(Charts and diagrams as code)
★ ★ ★ ★

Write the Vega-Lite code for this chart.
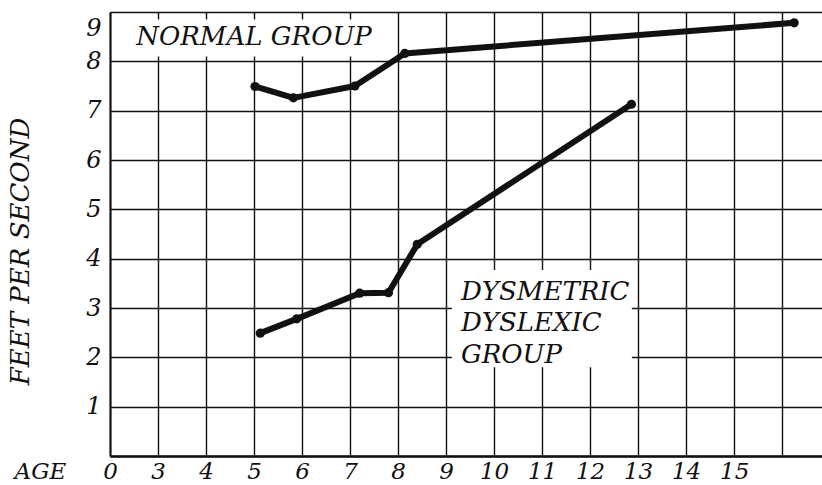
{
  "$schema": "https://vega.github.io/schema/vega-lite/v6.json",
  "width": 712,
  "height": 444,
  "autosize": {"type": "none"},
  "padding": {"left": 110, "top": 12, "right": 0, "bottom": 29},
  "background": "white",
  "config": {"view": {"stroke": null}, "font": "DejaVu Serif"},
  "datasets": {
    "lines": [
      {"group": "Normal", "age": 5.02, "speed": 7.49},
      {"group": "Normal", "age": 5.82, "speed": 7.26},
      {"group": "Normal", "age": 7.10, "speed": 7.50},
      {"group": "Normal", "age": 8.14, "speed": 8.16},
      {"group": "Normal", "age": 16.25, "speed": 8.78},
      {"group": "Dyslexic", "age": 5.13, "speed": 2.49},
      {"group": "Dyslexic", "age": 5.89, "speed": 2.78},
      {"group": "Dyslexic", "age": 7.20, "speed": 3.30},
      {"group": "Dyslexic", "age": 7.80, "speed": 3.31},
      {"group": "Dyslexic", "age": 8.40, "speed": 4.29},
      {"group": "Dyslexic", "age": 12.86, "speed": 7.13}
    ],
    "boxes": [
      {"age": 2.1, "age2": 7.83, "speed": 8.1, "speed2": 8.85},
      {"age": 9.12, "age2": 12.87, "speed": 1.8, "speed2": 3.77}
    ],
    "normalLabel": [
      {"age": 5.0, "speed": 8.49, "label": "NORMAL GROUP"}
    ],
    "dyslexicLabel": [
      {"age": 9.31, "speed": 3.32, "label": "DYSMETRIC"},
      {"age": 9.31, "speed": 2.70, "label": "DYSLEXIC"},
      {"age": 9.31, "speed": 2.05, "label": "GROUP"}
    ]
  },
  "encoding": {
    "x": {
      "field": "age",
      "type": "quantitative",
      "scale": {"domain": [2, 16.83], "nice": false, "zero": false},
      "axis": {
        "values": [2, 3, 4, 5, 6, 7, 8, 9, 10, 11, 12, 13, 14, 15, 16],
        "labelExpr": "datum.value == 2 ? '0' : datum.value == 16 ? '' : datum.label",
        "grid": true,
        "gridColor": "#111111",
        "gridWidth": 1.4,
        "gridOpacity": 1,
        "domain": true,
        "domainColor": "#111111",
        "domainWidth": 2.5,
        "ticks": false,
        "tickSize": 0,
        "labelPadding": 22,
        "labelBaseline": "alphabetic",
        "labelFlush": false,
        "labelOverlap": false,
        "labelFont": "DejaVu Serif",
        "labelFontStyle": "italic",
        "labelFontSize": 23,
        "labelColor": "#111111",
        "title": "AGE",
        "titleFont": "DejaVu Serif",
        "titleFontStyle": "italic",
        "titleFontWeight": "normal",
        "titleFontSize": 23,
        "titleColor": "#111111",
        "titleX": -70,
        "titleY": 22,
        "titleAlign": "center",
        "titleBaseline": "alphabetic"
      }
    },
    "y": {
      "field": "speed",
      "type": "quantitative",
      "scale": {"domain": [0, 9], "nice": false, "zero": true},
      "axis": {
        "values": [0, 1, 2, 3, 4, 5, 6, 7, 8, 9],
        "labelExpr": "datum.value == 0 ? '' : datum.label",
        "grid": true,
        "gridColor": "#111111",
        "gridWidth": 1.4,
        "gridOpacity": 1,
        "domain": true,
        "domainColor": "#111111",
        "domainWidth": 2,
        "ticks": false,
        "tickSize": 0,
        "labelPadding": 9,
        "labelFlush": true,
        "labelFlushOffset": -4,
        "labelOverlap": false,
        "labelFont": "DejaVu Serif",
        "labelFontStyle": "italic",
        "labelFontSize": 24,
        "labelColor": "#111111",
        "title": "FEET PER SECOND",
        "titleFont": "DejaVu Serif",
        "titleFontStyle": "italic",
        "titleFontWeight": "normal",
        "titleFontSize": 26,
        "titleColor": "#111111",
        "titleAngle": -90,
        "titleX": -90,
        "titleY": 239,
        "titleAlign": "center",
        "titleBaseline": "middle"
      }
    }
  },
  "layer": [
    {
      "data": {"name": "boxes"},
      "mark": {"type": "rect", "fill": "white", "stroke": null},
      "encoding": {
        "x2": {"field": "age2"},
        "y2": {"field": "speed2"}
      }
    },
    {
      "data": {"name": "normalLabel"},
      "mark": {"type": "text", "font": "DejaVu Serif", "fontStyle": "italic", "fontSize": 26, "align": "center", "baseline": "middle", "color": "#111111"},
      "encoding": {
        "text": {"field": "label"}
      }
    },
    {
      "data": {"name": "dyslexicLabel"},
      "mark": {"type": "text", "font": "DejaVu Serif", "fontStyle": "italic", "fontSize": 26, "align": "left", "baseline": "middle", "color": "#111111"},
      "encoding": {
        "text": {"field": "label"}
      }
    },
    {
      "data": {"name": "lines"},
      "mark": {"type": "line", "color": "#111111", "strokeWidth": 6, "strokeCap": "round", "strokeJoin": "round", "point": {"filled": true, "size": 85, "color": "#111111"}},
      "encoding": {
        "detail": {"field": "group", "type": "nominal"}
      }
    }
  ]
}
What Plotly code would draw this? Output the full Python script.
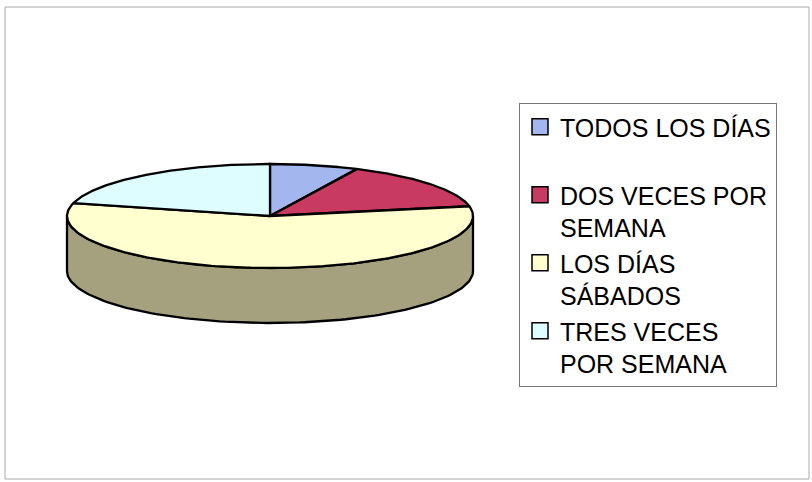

★ ★ ★ ★

» Exercise:
Locate the word "this" in the entries, and copy every line where it is found.

» Result:
Write the Vega-Lite code for this chart.
What Plotly code would draw this? Output the full Python script.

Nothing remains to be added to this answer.